Data excerpt.
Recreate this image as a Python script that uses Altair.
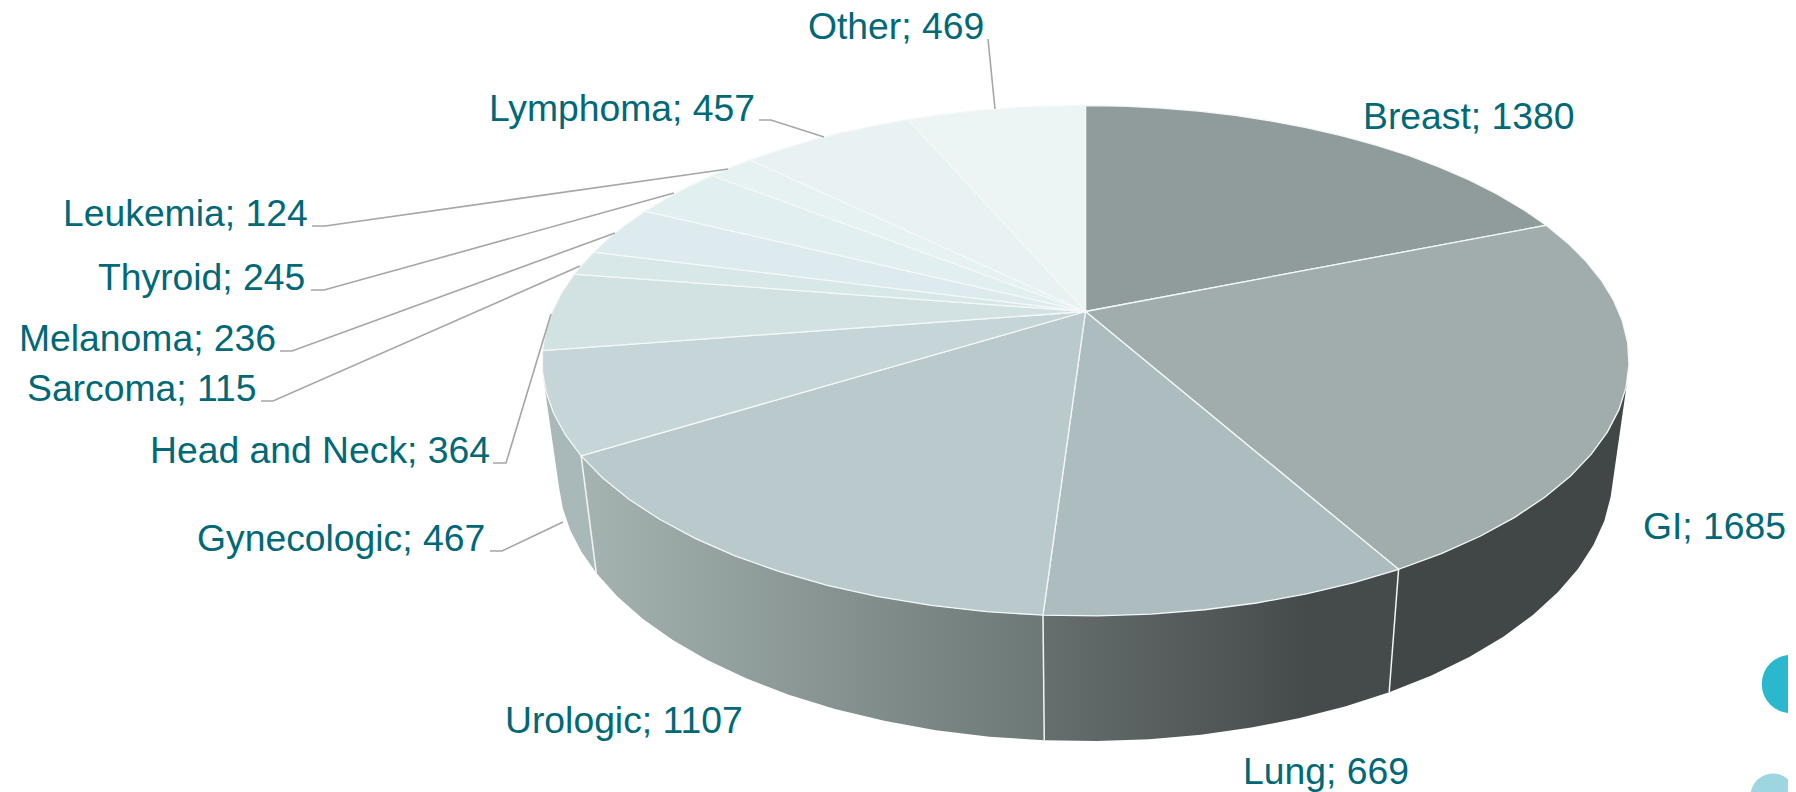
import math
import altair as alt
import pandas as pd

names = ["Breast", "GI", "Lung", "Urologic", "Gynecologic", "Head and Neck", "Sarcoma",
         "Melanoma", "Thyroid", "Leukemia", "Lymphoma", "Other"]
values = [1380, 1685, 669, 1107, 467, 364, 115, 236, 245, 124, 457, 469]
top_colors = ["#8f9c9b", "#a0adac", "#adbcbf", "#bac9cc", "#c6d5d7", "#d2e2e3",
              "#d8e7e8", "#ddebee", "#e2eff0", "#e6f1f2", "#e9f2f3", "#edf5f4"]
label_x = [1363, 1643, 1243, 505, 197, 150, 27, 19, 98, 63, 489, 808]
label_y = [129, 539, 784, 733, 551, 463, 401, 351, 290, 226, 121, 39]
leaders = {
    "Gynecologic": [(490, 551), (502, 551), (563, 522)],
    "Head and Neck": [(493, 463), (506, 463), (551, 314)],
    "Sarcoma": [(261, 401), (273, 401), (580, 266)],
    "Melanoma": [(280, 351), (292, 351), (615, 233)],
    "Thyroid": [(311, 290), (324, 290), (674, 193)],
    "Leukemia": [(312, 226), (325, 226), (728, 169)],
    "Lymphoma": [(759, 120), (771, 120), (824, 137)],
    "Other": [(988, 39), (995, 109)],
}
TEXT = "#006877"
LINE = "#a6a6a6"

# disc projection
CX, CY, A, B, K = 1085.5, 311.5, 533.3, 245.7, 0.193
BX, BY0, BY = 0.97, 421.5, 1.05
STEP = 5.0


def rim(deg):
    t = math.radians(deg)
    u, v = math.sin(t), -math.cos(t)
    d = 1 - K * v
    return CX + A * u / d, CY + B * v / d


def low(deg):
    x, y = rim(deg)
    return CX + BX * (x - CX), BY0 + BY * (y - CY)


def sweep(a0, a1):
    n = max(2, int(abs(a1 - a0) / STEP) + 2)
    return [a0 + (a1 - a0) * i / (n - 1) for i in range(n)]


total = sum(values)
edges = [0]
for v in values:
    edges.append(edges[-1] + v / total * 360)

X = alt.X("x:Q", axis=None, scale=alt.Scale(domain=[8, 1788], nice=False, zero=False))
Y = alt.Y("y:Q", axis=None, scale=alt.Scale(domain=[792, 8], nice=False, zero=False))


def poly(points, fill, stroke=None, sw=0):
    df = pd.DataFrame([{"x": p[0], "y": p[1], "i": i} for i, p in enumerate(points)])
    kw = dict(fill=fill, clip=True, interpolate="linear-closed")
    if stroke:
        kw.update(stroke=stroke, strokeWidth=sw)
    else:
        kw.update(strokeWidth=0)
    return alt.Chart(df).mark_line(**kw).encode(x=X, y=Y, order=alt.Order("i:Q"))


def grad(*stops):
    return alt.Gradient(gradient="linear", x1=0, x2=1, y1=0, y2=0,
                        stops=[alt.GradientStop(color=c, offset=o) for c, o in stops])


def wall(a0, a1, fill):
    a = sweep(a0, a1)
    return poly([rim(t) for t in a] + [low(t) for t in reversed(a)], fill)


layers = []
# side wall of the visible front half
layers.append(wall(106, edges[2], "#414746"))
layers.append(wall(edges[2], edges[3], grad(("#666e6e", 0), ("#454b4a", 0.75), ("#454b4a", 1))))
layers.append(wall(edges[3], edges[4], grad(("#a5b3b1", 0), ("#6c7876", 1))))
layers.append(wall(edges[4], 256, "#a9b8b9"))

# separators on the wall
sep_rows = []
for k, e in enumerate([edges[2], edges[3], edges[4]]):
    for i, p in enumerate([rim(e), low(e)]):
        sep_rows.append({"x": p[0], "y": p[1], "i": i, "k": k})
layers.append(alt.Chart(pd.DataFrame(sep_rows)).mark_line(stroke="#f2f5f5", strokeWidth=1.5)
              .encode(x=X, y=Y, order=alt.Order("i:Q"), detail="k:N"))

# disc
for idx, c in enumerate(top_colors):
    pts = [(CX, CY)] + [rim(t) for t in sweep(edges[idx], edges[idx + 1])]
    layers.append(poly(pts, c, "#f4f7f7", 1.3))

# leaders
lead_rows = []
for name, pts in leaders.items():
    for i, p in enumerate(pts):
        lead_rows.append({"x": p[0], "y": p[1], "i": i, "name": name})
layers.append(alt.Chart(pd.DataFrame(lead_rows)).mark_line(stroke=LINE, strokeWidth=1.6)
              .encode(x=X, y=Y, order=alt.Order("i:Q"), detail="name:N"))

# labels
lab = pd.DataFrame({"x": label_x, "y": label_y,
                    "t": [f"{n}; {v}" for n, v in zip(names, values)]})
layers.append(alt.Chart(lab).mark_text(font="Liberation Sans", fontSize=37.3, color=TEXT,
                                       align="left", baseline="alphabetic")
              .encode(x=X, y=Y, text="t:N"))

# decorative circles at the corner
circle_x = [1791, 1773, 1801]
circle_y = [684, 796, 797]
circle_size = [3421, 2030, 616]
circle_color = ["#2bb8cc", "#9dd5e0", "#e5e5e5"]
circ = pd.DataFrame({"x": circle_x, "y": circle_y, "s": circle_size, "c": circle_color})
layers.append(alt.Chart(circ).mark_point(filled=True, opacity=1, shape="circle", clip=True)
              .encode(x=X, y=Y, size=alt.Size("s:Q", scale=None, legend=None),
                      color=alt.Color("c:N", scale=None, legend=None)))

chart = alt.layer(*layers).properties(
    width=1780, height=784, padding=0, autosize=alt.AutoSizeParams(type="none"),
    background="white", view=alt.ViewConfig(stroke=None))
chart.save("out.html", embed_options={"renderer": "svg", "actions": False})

Your instructions. Copy out all of the data word for word. Do not carry over any picture.

Task response.
Recreate this image as a Python script that uses Altair.
import math
import altair as alt
import pandas as pd

names = ["Breast", "GI", "Lung", "Urologic", "Gynecologic", "Head and Neck", "Sarcoma",
         "Melanoma", "Thyroid", "Leukemia", "Lymphoma", "Other"]
values = [1380, 1685, 669, 1107, 467, 364, 115, 236, 245, 124, 457, 469]
top_colors = ["#8f9c9b", "#a0adac", "#adbcbf", "#bac9cc", "#c6d5d7", "#d2e2e3",
              "#d8e7e8", "#ddebee", "#e2eff0", "#e6f1f2", "#e9f2f3", "#edf5f4"]
label_x = [1363, 1643, 1243, 505, 197, 150, 27, 19, 98, 63, 489, 808]
label_y = [129, 539, 784, 733, 551, 463, 401, 351, 290, 226, 121, 39]
leaders = {
    "Gynecologic": [(490, 551), (502, 551), (563, 522)],
    "Head and Neck": [(493, 463), (506, 463), (551, 314)],
    "Sarcoma": [(261, 401), (273, 401), (580, 266)],
    "Melanoma": [(280, 351), (292, 351), (615, 233)],
    "Thyroid": [(311, 290), (324, 290), (674, 193)],
    "Leukemia": [(312, 226), (325, 226), (728, 169)],
    "Lymphoma": [(759, 120), (771, 120), (824, 137)],
    "Other": [(988, 39), (995, 109)],
}
TEXT = "#006877"
LINE = "#a6a6a6"

# disc projection
CX, CY, A, B, K = 1085.5, 311.5, 533.3, 245.7, 0.193
BX, BY0, BY = 0.97, 421.5, 1.05
STEP = 5.0


def rim(deg):
    t = math.radians(deg)
    u, v = math.sin(t), -math.cos(t)
    d = 1 - K * v
    return CX + A * u / d, CY + B * v / d


def low(deg):
    x, y = rim(deg)
    return CX + BX * (x - CX), BY0 + BY * (y - CY)


def sweep(a0, a1):
    n = max(2, int(abs(a1 - a0) / STEP) + 2)
    return [a0 + (a1 - a0) * i / (n - 1) for i in range(n)]


total = sum(values)
edges = [0]
for v in values:
    edges.append(edges[-1] + v / total * 360)

X = alt.X("x:Q", axis=None, scale=alt.Scale(domain=[8, 1788], nice=False, zero=False))
Y = alt.Y("y:Q", axis=None, scale=alt.Scale(domain=[792, 8], nice=False, zero=False))


def poly(points, fill, stroke=None, sw=0):
    df = pd.DataFrame([{"x": p[0], "y": p[1], "i": i} for i, p in enumerate(points)])
    kw = dict(fill=fill, clip=True, interpolate="linear-closed")
    if stroke:
        kw.update(stroke=stroke, strokeWidth=sw)
    else:
        kw.update(strokeWidth=0)
    return alt.Chart(df).mark_line(**kw).encode(x=X, y=Y, order=alt.Order("i:Q"))


def grad(*stops):
    return alt.Gradient(gradient="linear", x1=0, x2=1, y1=0, y2=0,
                        stops=[alt.GradientStop(color=c, offset=o) for c, o in stops])


def wall(a0, a1, fill):
    a = sweep(a0, a1)
    return poly([rim(t) for t in a] + [low(t) for t in reversed(a)], fill)


layers = []
# side wall of the visible front half
layers.append(wall(106, edges[2], "#414746"))
layers.append(wall(edges[2], edges[3], grad(("#666e6e", 0), ("#454b4a", 0.75), ("#454b4a", 1))))
layers.append(wall(edges[3], edges[4], grad(("#a5b3b1", 0), ("#6c7876", 1))))
layers.append(wall(edges[4], 256, "#a9b8b9"))

# separators on the wall
sep_rows = []
for k, e in enumerate([edges[2], edges[3], edges[4]]):
    for i, p in enumerate([rim(e), low(e)]):
        sep_rows.append({"x": p[0], "y": p[1], "i": i, "k": k})
layers.append(alt.Chart(pd.DataFrame(sep_rows)).mark_line(stroke="#f2f5f5", strokeWidth=1.5)
              .encode(x=X, y=Y, order=alt.Order("i:Q"), detail="k:N"))

# disc
for idx, c in enumerate(top_colors):
    pts = [(CX, CY)] + [rim(t) for t in sweep(edges[idx], edges[idx + 1])]
    layers.append(poly(pts, c, "#f4f7f7", 1.3))

# leaders
lead_rows = []
for name, pts in leaders.items():
    for i, p in enumerate(pts):
        lead_rows.append({"x": p[0], "y": p[1], "i": i, "name": name})
layers.append(alt.Chart(pd.DataFrame(lead_rows)).mark_line(stroke=LINE, strokeWidth=1.6)
              .encode(x=X, y=Y, order=alt.Order("i:Q"), detail="name:N"))

# labels
lab = pd.DataFrame({"x": label_x, "y": label_y,
                    "t": [f"{n}; {v}" for n, v in zip(names, values)]})
layers.append(alt.Chart(lab).mark_text(font="Liberation Sans", fontSize=37.3, color=TEXT,
                                       align="left", baseline="alphabetic")
              .encode(x=X, y=Y, text="t:N"))

# decorative circles at the corner
circle_x = [1791, 1773, 1801]
circle_y = [684, 796, 797]
circle_size = [3421, 2030, 616]
circle_color = ["#2bb8cc", "#9dd5e0", "#e5e5e5"]
circ = pd.DataFrame({"x": circle_x, "y": circle_y, "s": circle_size, "c": circle_color})
layers.append(alt.Chart(circ).mark_point(filled=True, opacity=1, shape="circle", clip=True)
              .encode(x=X, y=Y, size=alt.Size("s:Q", scale=None, legend=None),
                      color=alt.Color("c:N", scale=None, legend=None)))

chart = alt.layer(*layers).properties(
    width=1780, height=784, padding=0, autosize=alt.AutoSizeParams(type="none"),
    background="white", view=alt.ViewConfig(stroke=None))
chart.save("out.html", embed_options={"renderer": "svg", "actions": False})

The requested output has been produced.